Everybody’s Talking about Jamie, Apollo theatre
With an overriding message of self-acceptance and plenty of theatrical flair, it’s plain to see why Everybody’s Talking About Jamie
Spectacular glamour meets gruff Northern charm in this spirit lifting, hip swaying new musical. Based upon a true story, Jamie New is a schoolboy with big dreams and even bigger heels. This closet drag queen longs to strut his fabulous stuff onstage, but fears persecution from his peers and boorish father. Naturally Jamie’s journey of self-discovery is best related through spontaneous song and dance numbers, with insidiously catchy tunes. This being Sheffield, Jamie’s yellow brick road is littered with obstacles, not least the dogmatic censure from his dream quashing careers advisor. But with the unflinching support of his loved ones and no small measure of razzmatazz, Jamie sets his sights on the spotlight.
Unsurprisingly, this production directed by John Butterell, is camper than a four person caravan in leg warmers. But this doesn’t stop the show from tugging at the heart strings. This is largely due to John McCrea’s dexterous portrayal of Jamie as both unapologetically flamboyant and emotionally vulnerable. His urgent reactions, sarcastic retorts and tendency to throw himself about like a baby gazelle make McCrea completely arresting. Written by Tom Macrae and set to music by Dan Gillespie Sells, the show has a heart-warming authenticity. Especially when it comes to the relationship between Jamie and his mother, Margaret, played by Josie Walker. The antithesis to Jamie, Margaret is mild mannered and dowdily dressed, but fiercely dedicated to her son. Her lioness instinct to protect him is spectacularly expressed in the soulful ballad ‘He’s my Boy’.

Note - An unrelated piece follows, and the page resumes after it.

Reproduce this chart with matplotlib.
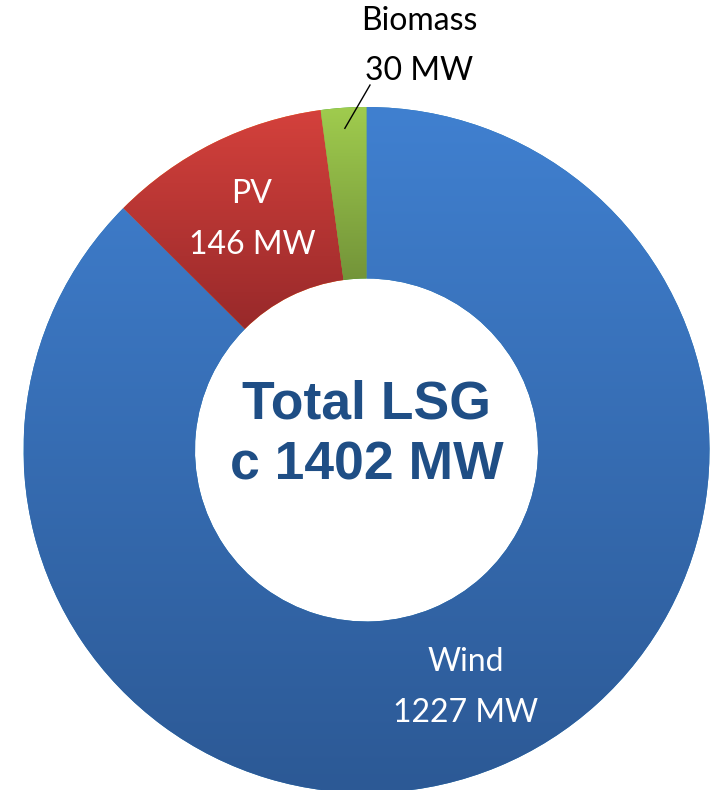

Spirit lifting, hip swaying new musical”
Inspired by the life of County Durham’s Jamie Campbell, the naturally hyperbolic classroom setting keeps the energy levels at an optimum level. Add to this the uniformly talented year 11 ensemble, who burst into backflips and electropop anthems at the drop of a tiara. The decision to have the cast sing in a Sheffield burr rather than the generic American accent makes the story all the more accessible. Furthermore, the choreography by Kate Prince is largely Hip-Hop inspired, reflective of the inner city setting. There are occasional reversions to traditional musical style, including my favourite number ‘The Legend of Loco Chanel’. This is a classic cabaret pastiche complete with 50s microphone and magical costume changes. Phil Nichol plays retired drag queen, Hugo, the benevolent, flannel wearing Fairy Godfather intent on sending Jamie to the ball.
One can see countless influences in the show, from Billy Elliot to Kinky Boots. The scene in which three drag artists prepare Jamie for his first performance has strong echoes of ‘You Gotta Have a Gimmick’ from classic musical Gypsy. However, the show remains a thoroughly modern musical, in terms of staging, setting and storyline. With gender roles being such a debated topic, having a young man embrace his love of all things glittery is especially relevant. With an overriding message of self-acceptance and plenty of theatrical flair, it’s plain to see why Everybody’s Talking About Jamie.